# [Prompt]
Restate the data below word for word. Skip any images it contains.

# [Information shown]

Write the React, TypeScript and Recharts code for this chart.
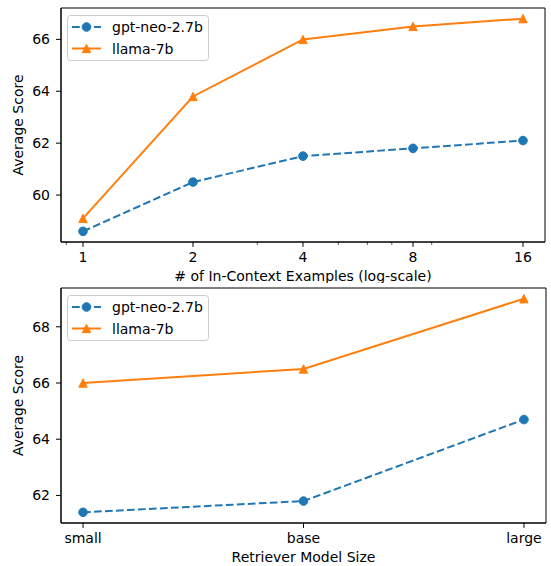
import React from 'react';
import { LineChart, Line, XAxis, YAxis, Legend, Label, ReferenceArea } from 'recharts';

// top panel: number of in-context examples (log2 axis)
const shotCounts = [1, 2, 4, 8, 16];
const gptNeoShots = [58.6, 60.5, 61.5, 61.8, 62.1];
const llamaShots = [59.1, 63.8, 66.0, 66.5, 66.8];
const shotTicks = [0.9, 1, 2, 3, 4, 5, 6, 7, 8, 9, 16];
const shotMinorTicks = [0.9, 3, 5, 6, 7, 9];
const shotYTicks = [60, 62, 64, 66];

// bottom panel: retriever model size
const retrieverSizes = ['small', 'base', 'large'];
const gptNeoRetriever = [61.4, 61.8, 64.7];
const llamaRetriever = [66.0, 66.5, 69.0];
const retrieverYTicks = [62, 64, 66, 68];

// axis limits (matplotlib-style 5% margins)
const shotXDomain = [0.8706, 18.38];
const shotYDomain = [58.19, 67.21];
const retrieverXDomain = [-0.1, 2.1];
const retrieverYDomain = [61.02, 69.38];

const BLUE = '#1f77b4';
const ORANGE = '#ff7f0e';
const FONT = 14;

const shotData = shotCounts.map((n, i) => ({ shots: n, gpt: gptNeoShots[i], llama: llamaShots[i] }));
const retrieverData = retrieverSizes.map((s, i) => ({ idx: i, gpt: gptNeoRetriever[i], llama: llamaRetriever[i] }));

const CircleDot = (props: any) => {
  const { cx, cy, index } = props;
  if (cx == null || cy == null) return <g key={index} />;
  return <circle key={index} cx={cx} cy={cy} r={4.3} fill={BLUE} stroke={BLUE} strokeWidth={1} />;
};

const TriangleDot = (props: any) => {
  const { cx, cy, index } = props;
  if (cx == null || cy == null) return <g key={index} />;
  const s = 4.2;
  return (
    <path
      key={index}
      d={`M${cx},${cy - s} L${cx - s},${cy + s} L${cx + s},${cy + s} Z`}
      fill={ORANGE}
      stroke={ORANGE}
      strokeWidth={1}
    />
  );
};

const XTick = (props: any) => {
  const { x, y, payload, minor = [], format } = props;
  const isMinor = minor.includes(payload.value);
  return (
    <g>
      <line x1={x} x2={x} y1={y} y2={y + (isMinor ? 2.8 : 4.9)} stroke="#000" strokeWidth={isMinor ? 0.7 : 1} />
      {!isMinor && (
        <text x={x} y={y + 20} textAnchor="middle" fontSize={FONT} fill="#000">
          {format ? format(payload.value) : payload.value}
        </text>
      )}
    </g>
  );
};

const XLabel = ({ viewBox, text }: any) => (
  <text x={viewBox.x + viewBox.width / 2} y={viewBox.y + 39} textAnchor="middle" fontSize={FONT} fill="#000">
    {text}
  </text>
);

const YLabel = ({ viewBox, text }: any) => {
  const x = viewBox.x + 23;
  const y = viewBox.y + viewBox.height / 2;
  return (
    <text x={x} y={y} transform={`rotate(-90, ${x}, ${y})`} textAnchor="middle" fontSize={FONT} fill="#000">
      {text}
    </text>
  );
};

const LegendBox = () => (
  <svg width={143} height={47} style={{ display: 'block' }}>
    <rect x={0.5} y={0.5} width={141} height={45} rx={3} fill="#fff" fillOpacity={0.8} stroke="#cccccc" />
    <line x1={5} x2={34} y1={12} y2={12} stroke={BLUE} strokeWidth={2} strokeDasharray="7.7 3.3" />
    <CircleDot cx={19.5} cy={12} />
    <text x={45} y={17} fontSize={FONT} fill="#000">gpt-neo-2.7b</text>
    <line x1={5} x2={34} y1={33.5} y2={33.5} stroke={ORANGE} strokeWidth={2} />
    <TriangleDot cx={19.5} cy={33.5} />
    <text x={45} y={38.5} fontSize={FONT} fill="#000">llama-7b</text>
  </svg>
);

export default function App() {
  return (
    <div style={{ position: 'absolute', left: 0, top: 0, width: 551, height: 566, background: '#fff', fontFamily: '"DejaVu Sans", sans-serif' }}>
      <LineChart width={551} height={283} data={shotData} margin={{ top: 8, right: 6, left: 0, bottom: 0 }}>
        <XAxis
          dataKey="shots"
          type="number"
          scale="log"
          domain={shotXDomain}
          allowDataOverflow
          ticks={shotTicks}
          interval={0}
          height={41}
          tickSize={0}
          tickMargin={0}
          tickLine={false}
          axisLine={{ stroke: '#000' }}
          tick={<XTick minor={shotMinorTicks} />}
        >
          <Label content={<XLabel text="# of In-Context Examples (log-scale)" />} />
        </XAxis>
        <YAxis
          type="number"
          domain={shotYDomain}
          allowDataOverflow
          ticks={shotYTicks}
          width={61}
          tickSize={5}
          tickMargin={6}
          tick={{ fill: '#000', fontSize: FONT }}
          tickLine={{ stroke: '#000' }}
          axisLine={{ stroke: '#000' }}
        >
          <Label content={<YLabel text="Average Score" />} />
        </YAxis>
        <ReferenceArea
          x1={shotXDomain[0]}
          x2={shotXDomain[1]}
          y1={shotYDomain[0]}
          y2={shotYDomain[1]}
          fill="none"
          stroke="#000"
          strokeWidth={1}
          ifOverflow="visible"
        />
        <Line dataKey="gpt" stroke={BLUE} strokeWidth={2} strokeDasharray="7.7 3.3" dot={CircleDot} activeDot={false} isAnimationActive={false} />
        <Line dataKey="llama" stroke={ORANGE} strokeWidth={2} dot={TriangleDot} activeDot={false} isAnimationActive={false} />
        <Legend layout="vertical" align="center" verticalAlign="middle" wrapperStyle={{ left: 67, top: 15, width: 'auto' }} content={() => <LegendBox />} />
      </LineChart>
      <LineChart width={551} height={283} data={retrieverData} margin={{ top: 5, right: 5, left: 0, bottom: 0 }}>
        <XAxis
          dataKey="idx"
          type="number"
          domain={retrieverXDomain}
          allowDataOverflow
          ticks={[0, 1, 2]}
          interval={0}
          height={43}
          tickSize={0}
          tickMargin={0}
          tickLine={false}
          axisLine={{ stroke: '#000' }}
          tick={<XTick format={(v: number) => retrieverSizes[v]} />}
        >
          <Label content={<XLabel text="Retriever Model Size" />} />
        </XAxis>
        <YAxis
          type="number"
          domain={retrieverYDomain}
          allowDataOverflow
          ticks={retrieverYTicks}
          width={61}
          tickSize={5}
          tickMargin={6}
          tick={{ fill: '#000', fontSize: FONT }}
          tickLine={{ stroke: '#000' }}
          axisLine={{ stroke: '#000' }}
        >
          <Label content={<YLabel text="Average Score" />} />
        </YAxis>
        <ReferenceArea
          x1={retrieverXDomain[0]}
          x2={retrieverXDomain[1]}
          y1={retrieverYDomain[0]}
          y2={retrieverYDomain[1]}
          fill="none"
          stroke="#000"
          strokeWidth={1}
          ifOverflow="visible"
        />
        <Line dataKey="gpt" stroke={BLUE} strokeWidth={2} strokeDasharray="7.7 3.3" dot={CircleDot} activeDot={false} isAnimationActive={false} />
        <Line dataKey="llama" stroke={ORANGE} strokeWidth={2} dot={TriangleDot} activeDot={false} isAnimationActive={false} />
        <Legend layout="vertical" align="center" verticalAlign="middle" wrapperStyle={{ left: 67, top: 12, width: 'auto' }} content={() => <LegendBox />} />
      </LineChart>
    </div>
  );
}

# [Task response]
Write the React, TypeScript and Recharts code for this chart.
import React from 'react';
import { LineChart, Line, XAxis, YAxis, Legend, Label, ReferenceArea } from 'recharts';

// top panel: number of in-context examples (log2 axis)
const shotCounts = [1, 2, 4, 8, 16];
const gptNeoShots = [58.6, 60.5, 61.5, 61.8, 62.1];
const llamaShots = [59.1, 63.8, 66.0, 66.5, 66.8];
const shotTicks = [0.9, 1, 2, 3, 4, 5, 6, 7, 8, 9, 16];
const shotMinorTicks = [0.9, 3, 5, 6, 7, 9];
const shotYTicks = [60, 62, 64, 66];

// bottom panel: retriever model size
const retrieverSizes = ['small', 'base', 'large'];
const gptNeoRetriever = [61.4, 61.8, 64.7];
const llamaRetriever = [66.0, 66.5, 69.0];
const retrieverYTicks = [62, 64, 66, 68];

// axis limits (matplotlib-style 5% margins)
const shotXDomain = [0.8706, 18.38];
const shotYDomain = [58.19, 67.21];
const retrieverXDomain = [-0.1, 2.1];
const retrieverYDomain = [61.02, 69.38];

const BLUE = '#1f77b4';
const ORANGE = '#ff7f0e';
const FONT = 14;

const shotData = shotCounts.map((n, i) => ({ shots: n, gpt: gptNeoShots[i], llama: llamaShots[i] }));
const retrieverData = retrieverSizes.map((s, i) => ({ idx: i, gpt: gptNeoRetriever[i], llama: llamaRetriever[i] }));

const CircleDot = (props: any) => {
  const { cx, cy, index } = props;
  if (cx == null || cy == null) return <g key={index} />;
  return <circle key={index} cx={cx} cy={cy} r={4.3} fill={BLUE} stroke={BLUE} strokeWidth={1} />;
};

const TriangleDot = (props: any) => {
  const { cx, cy, index } = props;
  if (cx == null || cy == null) return <g key={index} />;
  const s = 4.2;
  return (
    <path
      key={index}
      d={`M${cx},${cy - s} L${cx - s},${cy + s} L${cx + s},${cy + s} Z`}
      fill={ORANGE}
      stroke={ORANGE}
      strokeWidth={1}
    />
  );
};

const XTick = (props: any) => {
  const { x, y, payload, minor = [], format } = props;
  const isMinor = minor.includes(payload.value);
  return (
    <g>
      <line x1={x} x2={x} y1={y} y2={y + (isMinor ? 2.8 : 4.9)} stroke="#000" strokeWidth={isMinor ? 0.7 : 1} />
      {!isMinor && (
        <text x={x} y={y + 20} textAnchor="middle" fontSize={FONT} fill="#000">
          {format ? format(payload.value) : payload.value}
        </text>
      )}
    </g>
  );
};

const XLabel = ({ viewBox, text }: any) => (
  <text x={viewBox.x + viewBox.width / 2} y={viewBox.y + 39} textAnchor="middle" fontSize={FONT} fill="#000">
    {text}
  </text>
);

const YLabel = ({ viewBox, text }: any) => {
  const x = viewBox.x + 23;
  const y = viewBox.y + viewBox.height / 2;
  return (
    <text x={x} y={y} transform={`rotate(-90, ${x}, ${y})`} textAnchor="middle" fontSize={FONT} fill="#000">
      {text}
    </text>
  );
};

const LegendBox = () => (
  <svg width={143} height={47} style={{ display: 'block' }}>
    <rect x={0.5} y={0.5} width={141} height={45} rx={3} fill="#fff" fillOpacity={0.8} stroke="#cccccc" />
    <line x1={5} x2={34} y1={12} y2={12} stroke={BLUE} strokeWidth={2} strokeDasharray="7.7 3.3" />
    <CircleDot cx={19.5} cy={12} />
    <text x={45} y={17} fontSize={FONT} fill="#000">gpt-neo-2.7b</text>
    <line x1={5} x2={34} y1={33.5} y2={33.5} stroke={ORANGE} strokeWidth={2} />
    <TriangleDot cx={19.5} cy={33.5} />
    <text x={45} y={38.5} fontSize={FONT} fill="#000">llama-7b</text>
  </svg>
);

export default function App() {
  return (
    <div style={{ position: 'absolute', left: 0, top: 0, width: 551, height: 566, background: '#fff', fontFamily: '"DejaVu Sans", sans-serif' }}>
      <LineChart width={551} height={283} data={shotData} margin={{ top: 8, right: 6, left: 0, bottom: 0 }}>
        <XAxis
          dataKey="shots"
          type="number"
          scale="log"
          domain={shotXDomain}
          allowDataOverflow
          ticks={shotTicks}
          interval={0}
          height={41}
          tickSize={0}
          tickMargin={0}
          tickLine={false}
          axisLine={{ stroke: '#000' }}
          tick={<XTick minor={shotMinorTicks} />}
        >
          <Label content={<XLabel text="# of In-Context Examples (log-scale)" />} />
        </XAxis>
        <YAxis
          type="number"
          domain={shotYDomain}
          allowDataOverflow
          ticks={shotYTicks}
          width={61}
          tickSize={5}
          tickMargin={6}
          tick={{ fill: '#000', fontSize: FONT }}
          tickLine={{ stroke: '#000' }}
          axisLine={{ stroke: '#000' }}
        >
          <Label content={<YLabel text="Average Score" />} />
        </YAxis>
        <ReferenceArea
          x1={shotXDomain[0]}
          x2={shotXDomain[1]}
          y1={shotYDomain[0]}
          y2={shotYDomain[1]}
          fill="none"
          stroke="#000"
          strokeWidth={1}
          ifOverflow="visible"
        />
        <Line dataKey="gpt" stroke={BLUE} strokeWidth={2} strokeDasharray="7.7 3.3" dot={CircleDot} activeDot={false} isAnimationActive={false} />
        <Line dataKey="llama" stroke={ORANGE} strokeWidth={2} dot={TriangleDot} activeDot={false} isAnimationActive={false} />
        <Legend layout="vertical" align="center" verticalAlign="middle" wrapperStyle={{ left: 67, top: 15, width: 'auto' }} content={() => <LegendBox />} />
      </LineChart>
      <LineChart width={551} height={283} data={retrieverData} margin={{ top: 5, right: 5, left: 0, bottom: 0 }}>
        <XAxis
          dataKey="idx"
          type="number"
          domain={retrieverXDomain}
          allowDataOverflow
          ticks={[0, 1, 2]}
          interval={0}
          height={43}
          tickSize={0}
          tickMargin={0}
          tickLine={false}
          axisLine={{ stroke: '#000' }}
          tick={<XTick format={(v: number) => retrieverSizes[v]} />}
        >
          <Label content={<XLabel text="Retriever Model Size" />} />
        </XAxis>
        <YAxis
          type="number"
          domain={retrieverYDomain}
          allowDataOverflow
          ticks={retrieverYTicks}
          width={61}
          tickSize={5}
          tickMargin={6}
          tick={{ fill: '#000', fontSize: FONT }}
          tickLine={{ stroke: '#000' }}
          axisLine={{ stroke: '#000' }}
        >
          <Label content={<YLabel text="Average Score" />} />
        </YAxis>
        <ReferenceArea
          x1={retrieverXDomain[0]}
          x2={retrieverXDomain[1]}
          y1={retrieverYDomain[0]}
          y2={retrieverYDomain[1]}
          fill="none"
          stroke="#000"
          strokeWidth={1}
          ifOverflow="visible"
        />
        <Line dataKey="gpt" stroke={BLUE} strokeWidth={2} strokeDasharray="7.7 3.3" dot={CircleDot} activeDot={false} isAnimationActive={false} />
        <Line dataKey="llama" stroke={ORANGE} strokeWidth={2} dot={TriangleDot} activeDot={false} isAnimationActive={false} />
        <Legend layout="vertical" align="center" verticalAlign="middle" wrapperStyle={{ left: 67, top: 12, width: 'auto' }} content={() => <LegendBox />} />
      </LineChart>
    </div>
  );
}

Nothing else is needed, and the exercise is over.